Voici, j’ai été conçu en iniquité, et ma mère m’a échauffé dans le péché.
Le prophète garde un excellent ordre dans le détail qu’il nous fait de la doctrine de la vraie repentance. Il demande miséricorde et pardon et en ajoute la cause, parce qu’il est pécheur et qu’il reconnaît son péché, afin que Dieu seul soit trouvé juste, et que nous tous n’ayons que confusion de face ; il ajoute le fondement et la source de cette connaissance qu’il avait de son péché et de la justice de Dieu, c’est la parole de Dieu, car c’est par la parole que le péché est manifesté. Maintenant ce qu’il ajoute, doit rendre plus clair et plus excellent ce qu’il a dit ci-dessus ; car il nous découvre ici la cause du péché et comme la source et le fondement de toute l’affaire dont il s’agit, et montre pourquoi il confesse son péché, et implore la miséricorde, parce que, dit-il, j’ai été conçu en iniquité. Que pourrait-il y avoir de plus clair et de plus énergique ? Il ne dit point : J’ai tué Urie, j’ai commis adultère ; mais ramassant toute la corruption de la nature comme en un faisceau, il dit : J’ai été conçu dans le péché. Car il ne parle point de quelques œuvres particulières, mais de la matière même de son être, et il dit : La source même où j’ai puisé la vie est corrompue et absolument gâtée par le péché ; la matière dont j’ai été fait, cette boue dont mon fragile vaisseau a été formé, est sous le péché et sous la condamnation. Que dirai-je de plus ? Voilà ce que je suis ; voilà ce que sont tous les hommes. Je suis pécheur, non parce que j’ai commis adultère, ni parce que j’ai fait mourir Urie, mais j’ai commis adultère et j’ai fait mourir Urie, parce que je suis né pécheur et que même j’ai été conçu et formé dans le péché. Car nous ne sommes pas seulement pécheurs, parce que nous commettons tel ou tel péché ; mais plutôt nous commettons tels péchés, parce que nous étions déjà pécheurs auparavant. C’est l’arbre gâté et pourri qui produit le fruit pourri ; et d’une mauvaise racine, il ne saurait croître qu’un mauvais jet.

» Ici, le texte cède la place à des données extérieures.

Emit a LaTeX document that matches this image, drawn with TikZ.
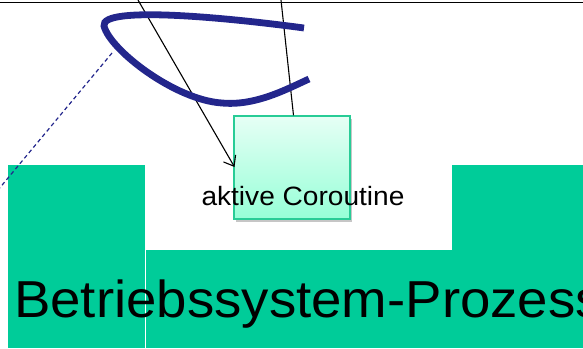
\documentclass[tikz,border=0pt]{standalone}
\usepackage{fontspec}
\setmainfont{Liberation Sans}
\usetikzlibrary{shadows,arrows.meta}
\definecolor{osgreen}{RGB}{0,204,153}
\definecolor{boxedge}{RGB}{40,204,150}
\definecolor{boxtop}{RGB}{230,255,245}
\definecolor{boxbot}{RGB}{150,255,215}
\definecolor{navy}{RGB}{35,38,140}
\tikzset{
  greenblock/.style={fill=osgreen, draw=none},
  coro/.style={draw=boxedge, line width=1.3pt, top color=boxtop, bottom color=boxbot,
    minimum width=116pt, minimum height=103pt, inner sep=0pt,
    drop shadow={shadow xshift=2pt, shadow yshift=-3pt, opacity=0.45}},
  thinline/.style={draw=black, line width=1.1pt},
  loopline/.style={draw=navy, line width=6.8pt},
  dashline/.style={draw=navy, line width=1.2pt, dash pattern=on 4pt off 3pt},
}
\begin{document}
\begin{tikzpicture}[x=1pt,y=-1pt]
\useasboundingbox (0,0) rectangle (583,348);
\clip (0,0) rectangle (583,348);
% green process shape
\fill[greenblock] (8,165) rectangle (145,348);
\fill[greenblock] (452,165) rectangle (583,348);
\fill[greenblock] (145.6,250) rectangle (583,348);
\draw[white, opacity=0.6, line width=0.6pt] (145.3,250) -- (145.3,348);
\node[anchor=base west, inner sep=0pt, font=\fontsize{52}{60}\selectfont, xscale=1.05] (os) at (14,317) {Betriebssystem-Prozess};
% top line
\coordinate (tl) at (0,2.5);
\coordinate (tr) at (583,2.5);
\draw[thinline, line width=1.5pt] (tl) -- (tr);
% lines
\coordinate (a1) at (138,0);
\coordinate (a2) at (281,0);
\node[coro] (box) at (292,167.5) {};
\coordinate (tip) at (234.5,167);
\draw[thinline, -{Straight Barb[length=9pt, width=14pt]}] (a1) -- (tip);
\draw[thinline] (a2) -- (box.north -| 293.5,0);
\node[anchor=base, inner sep=0pt, font=\fontsize{26.5}{30}\selectfont, xscale=1.06] (lbl) at (303,205) {aktive Coroutine};
% blue loop
\coordinate (l1) at (304,28);
\coordinate (l2) at (104,26);
\coordinate (l3) at (222,103);
\coordinate (l4) at (309,79);
\draw[loopline] (l1) .. controls (230,18) and (100,5) .. (l2)
  .. controls (110,50) and (175,100) .. (l3)
  .. controls (255,106) and (285,90) .. (l4);
% dashed
\coordinate (d1) at (112,53);
\coordinate (d2) at (-2,190);
\draw[dashline] (d1) -- (d2);
\end{tikzpicture}
\end{document}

Cette matière du péché originel est une de ces matières que la raison ignore ; mais elle s’apprend de la loi et des promesses de Dieu. Saint Paul est le seul d’entre les apôtres qui traite cette matière (ex professo) ou à fond et d’une manière particulière ; sans doute que les autres l’ont omis par cette considération, que cette doctrine était comme de main en main et par une continuelle profession que l’Église en faisait, assez connue. Moïse la touche aussi dans son psaume 90 : Tu as mis nos iniquités devant la clarté de ta face : où il insinue assez clairement que nous sommes devant Dieu des objets de sa colère, et que nous sommes soumis à la mort à cause de cette colère dont nos péchés, que Dieu voit et connaît, sont la cause. La source de ces péchés et de la colère qu’ils attirent, c’est que notre chair et notre nature ont été corrompus dans le paradis terrestre par la chute d’Adam, de sorte que l’homme n’a plus de véritable amour, ni de crainte, tant envers Dieu qu’envers soi-même, qui soit bien réglé. Et sans doute que cette doctrine était demeurée par une tradition consécutive dans l’Église, jusques à ce que Moise et David, l’eurent pleinement couchée dans leurs écrits ; et après eux l’apôtre Saint Paul. Ils avaient certainement puisé cette doctrine dans les deux premiers commandements, et dans la promesse faite à Adam et à Abraham ; car, comme elles promettent la bénédiction, elles insinuent que notre nature est sous la malédiction et sous le règne du Diable, dans lequel il n’y a que ténèbres, haine de Dieu et défiance.